First stage of Marcellin College's 10 year Master Plan complete

The first stage of Marcellin College's 10-year master plan - the $20 million Hermitage Project is now complete.

Comprising the refurbishment of the iconic Hermitage building and the construction of a three-level extension, the project delivers on the Catholic Marist boys’ school's vision of creating new educational possibilities for the 1400 students.

Old meets new at Marcellin College. Image : Supplied

The Hermitage project, designed by COX Architecture and built by Kane Constructions, is the first part of a major 10-year Master Plan for the College. The Master Plan has been designed to unlock the school’s potential by developing clearly defined precincts and creating next-generation learning and social spaces.

Additionally, the Master Plan identified a preferred development strategy to enable Marcellin College to deliver its facilities in the most strategic, cost-effective and efficient manner. The work completed to date, as well as that outlined in the ongoing Master Plan, reflects wider developments in education.

During the Hermitage refurbishment and into the future, the master plan also reduces disruption by ensuring the maximum number of classrooms remain operational and the overall construction period is minimised for each project phase.

The redevelopment provides for an additional 3,000 sqm of new education space, encouraging collaboration, socialisation and self-direction among the students. It allows for a range of pedagogical approaches that just weren’t possible with the outdated and constrained classrooms of the original building, which was built when Marcellin opened in 1950.

A new central atrium links the new teaching wing with the Hermitage building. Image : Supplied

The project included a new central atrium linking the Hermitage building to an adjoining teaching wing with a diverse range of learning environments, staff zones, and social spaces, and a dedicated Wurundjeri indigenous garden.

A new front of house and office spaces for the Marcellin leadership team was constructed in the adjacent Marist House including a linkage between the two spaces, a new car park adjacent on the existing tennis courts - replacing the existing car parking spaces that were lost as a result of the Hermitage extension.

The project was completed on schedule for the beginning of the 2018 school year.

The project includes a dedicated Wurundjeri indigenous garden. Image : Supplied

What they say

At Marcellin we are about developing flexible, independent, resilient and collaborative learners. Young men who not afraid to take risks in their learning, who are not afraid to fail, and who are creative and innovative in their approach. Our new facilities stimulate and encourage these traits through creative architecture and the innovative use of materials, colour, shape, angle and space. Our students appreciate the maturity of the new spaces they are engaging with and present themselves in kind.

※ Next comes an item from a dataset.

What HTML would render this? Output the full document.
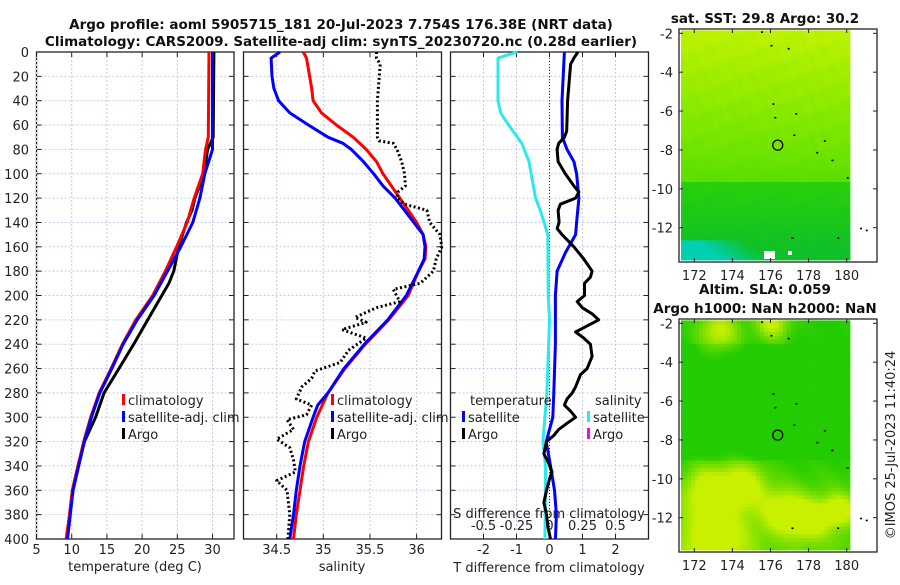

The learning that is encouraged at Marcellin is as varied as the students themselves. Project based, team-oriented and self-directed learning is encouraged, and often the teacher is the facilitator rather than just someone who provides information. The development of the Hermitage project has transformed a restrictive, traditional classroom block into a vibrant, interactive, flexible and mature learning and community space that is sympathetic to the needs of contemporary learners.

- Mark Murphy, Marcellin College Principal

The new three-level annex and the refurbishment of the school’s existing foundation building provide spaces and places that prioritise student activity, movement and interaction. These will afford all students a much deeper learning experience and reflect developments in other educational institutions, including TAFE colleges and universities. In this way, they assist students to make the transition to further and higher education programs.

- John Hayball, Project Associate,COX Architecture

The process aligned the school’s vision, goals and objectives with the built form, providing the school community with a comprehensive document that will guide development through to 2025 and beyond. We undertook extensive staging planning to maximise available classrooms and reduce disruption for students and staff, minimising the effects of working in a live environment.